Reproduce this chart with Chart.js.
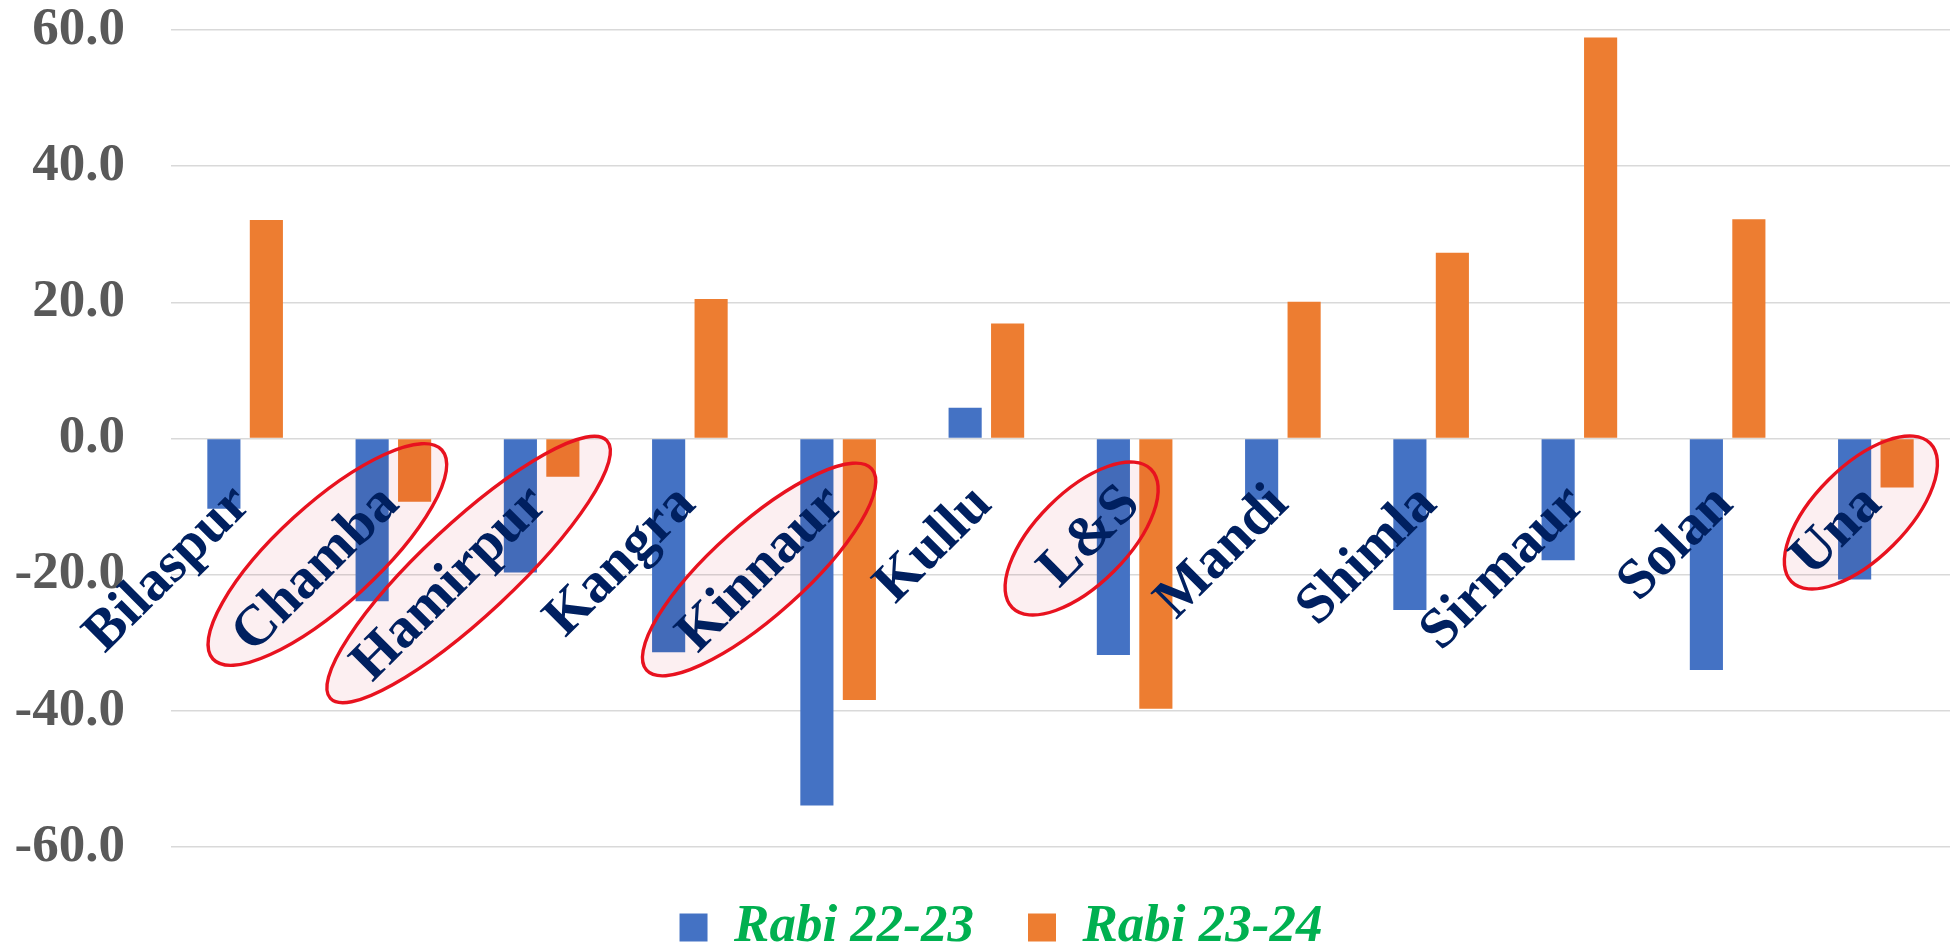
<!DOCTYPE html>
<html>
<head>
<meta charset="utf-8">
<title>Rabi 22-23 vs Rabi 23-24 by district</title>
<script src="https://cdn.jsdelivr.net/npm/chart.js@4.4.1/dist/chart.umd.min.js"></script>
<style>
  html, body { margin: 0; padding: 0; background: #ffffff; overflow: hidden; }
  #wrap { width: 1952px; height: 949px; position: relative; }
</style>
</head>
<body>
<div id="wrap"><canvas id="chart"></canvas></div>
<script>
// ---- data ----
const districts = ['Bilaspur', 'Chamba', 'Hamirpur', 'Kangra', 'Kinnaur', 'Kullu', 'L&S', 'Mandi', 'Shimla', 'Sirmaur', 'Solan', 'Una'];
const rabi2223 = [-10.3, -23.9, -19.7, -31.4, -53.9, 4.5, -31.8, -9.0, -25.2, -17.9, -34.0, -20.7];
const rabi2324 = [32.1, -9.3, -5.6, 20.5, -38.4, 16.9, -39.7, 20.1, 27.3, 58.9, 32.2, -7.2];
const seriesNames = ['Rabi 22-23', 'Rabi 23-24'];
const yTicks = [-60, -40, -20, 0, 20, 40, 60];
const circled = ['Chamba', 'Hamirpur', 'Kinnaur', 'L&S', 'Una'];

// ---- highlight rings: offset from the category tick on the zero line, radii, tilt ----
const ringShape = {
  'Chamba':   { dx: -66, dy: 116, rx: 155, ry: 50, deg: -42.4 },
  'Hamirpur': { dx: -73, dy: 131, rx: 189, ry: 46, deg: -43 },
  'Kinnaur':  { dx: -79, dy: 131, rx: 151, ry: 46, deg: -41.8 },
  'L&S':      { dx: -53, dy: 100, rx: 98,  ry: 46, deg: -45 },
  'Una':      { dx: -15, dy: 74,  rx: 98,  ry: 46, deg: -45 }
};

const SERIF = '"Liberation Serif", "Times New Roman", Times, serif';

const ringPlugin = {
  id: 'rings',
  afterDatasetsDraw(chart) {
    const { ctx, scales: { x, y } } = chart;
    const zeroY = y.getPixelForValue(0);
    ctx.save();
    circled.forEach(name => {
      const idx = districts.indexOf(name);
      const s = ringShape[name];
      if (idx < 0 || !s) return;
      const cx = x.getPixelForValue(idx) + s.dx;
      const cy = zeroY + s.dy;
      ctx.beginPath();
      ctx.ellipse(cx, cy, s.rx, s.ry, s.deg * Math.PI / 180, 0, Math.PI * 2);
      ctx.globalCompositeOperation = 'multiply';
      ctx.fillStyle = '#fceff1';
      ctx.fill();
      ctx.globalCompositeOperation = 'source-over';
      ctx.lineWidth = 3.4;
      ctx.strokeStyle = '#e8121f';
      ctx.stroke();
    });
    ctx.restore();
  }
};

// centre the legend row slightly right of the canvas middle
const legendNudge = {
  id: 'legendNudge',
  afterLayout(chart) {
    const lg = chart.legend;
    if (lg) { lg.left += 20; lg.right += 20; }
  }
};

new Chart(document.getElementById('chart'), {
  type: 'bar',
  data: {
    labels: districts,
    datasets: [
      { label: seriesNames[0], data: rabi2223, backgroundColor: '#4472c4', borderWidth: 0,
        categoryPercentage: 0.573, barPercentage: 0.78 },
      { label: seriesNames[1], data: rabi2324, backgroundColor: '#ed7d31', borderWidth: 0,
        categoryPercentage: 0.573, barPercentage: 0.78 }
    ]
  },
  options: {
    responsive: true,
    maintainAspectRatio: false,
    animation: false,
    layout: { padding: { left: 12, right: 2, top: 30, bottom: -15 } },
    plugins: {
      tooltip: { enabled: false },
      legend: {
        position: 'bottom',
        labels: {
          boxWidth: 28,
          boxHeight: 28,
          padding: 54,
          color: '#00b050',
          font: { family: SERIF, size: 53, weight: 'bold', style: 'italic', lineHeight: 1 }
        }
      }
    },
    scales: {
      x: {
        type: 'category',
        position: { y: 0 },
        offset: true,
        grid: { display: false, drawTicks: false },
        border: { display: false },
        afterFit(scale) {
          // labels sit inside the plot, so the axis takes no room of its own
          scale.height = 0;
          scale.paddingLeft = 0;
          scale.paddingRight = 0;
        },
        ticks: {
          autoSkip: false,
          minRotation: 45,
          maxRotation: 45,
          padding: 33,
          labelOffset: -3,
          z: 1,
          color: '#002060',
          font: { family: SERIF, size: 57, weight: 'bold', lineHeight: 1.2 }
        }
      },
      y: {
        min: -60,
        max: 60,
        afterBuildTicks(scale) { scale.ticks = yTicks.map(v => ({ value: v })); },
        afterFit(scale) {
          scale.width = 159;
          scale.paddingTop = 26;
          scale.paddingBottom = 26;
        },
        grid: { color: '#d9d9d9', lineWidth: 1.5, drawTicks: false },
        border: { display: false },
        ticks: {
          padding: 46,
          color: '#595959',
          font: { family: SERIF, size: 53, weight: 'bold', lineHeight: 1 },
          callback: v => Number(v).toFixed(1)
        }
      }
    }
  },
  plugins: [ringPlugin, legendNudge]
});
</script>
</body>
</html>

▶ _Instructions to follow_
Exactly reproduce the run of lines from the start of the listing through the line with "const circled = ['Chamba', 'Hamirpur', 'Kinnaur', 'L&S', 'Una'];", inclusive; pictures are not copied.

▶ _Full solution_
Reproduce this chart with Chart.js.
<!DOCTYPE html>
<html>
<head>
<meta charset="utf-8">
<title>Rabi 22-23 vs Rabi 23-24 by district</title>
<script src="https://cdn.jsdelivr.net/npm/chart.js@4.4.1/dist/chart.umd.min.js"></script>
<style>
  html, body { margin: 0; padding: 0; background: #ffffff; overflow: hidden; }
  #wrap { width: 1952px; height: 949px; position: relative; }
</style>
</head>
<body>
<div id="wrap"><canvas id="chart"></canvas></div>
<script>
// ---- data ----
const districts = ['Bilaspur', 'Chamba', 'Hamirpur', 'Kangra', 'Kinnaur', 'Kullu', 'L&S', 'Mandi', 'Shimla', 'Sirmaur', 'Solan', 'Una'];
const rabi2223 = [-10.3, -23.9, -19.7, -31.4, -53.9, 4.5, -31.8, -9.0, -25.2, -17.9, -34.0, -20.7];
const rabi2324 = [32.1, -9.3, -5.6, 20.5, -38.4, 16.9, -39.7, 20.1, 27.3, 58.9, 32.2, -7.2];
const seriesNames = ['Rabi 22-23', 'Rabi 23-24'];
const yTicks = [-60, -40, -20, 0, 20, 40, 60];
const circled = ['Chamba', 'Hamirpur', 'Kinnaur', 'L&S', 'Una'];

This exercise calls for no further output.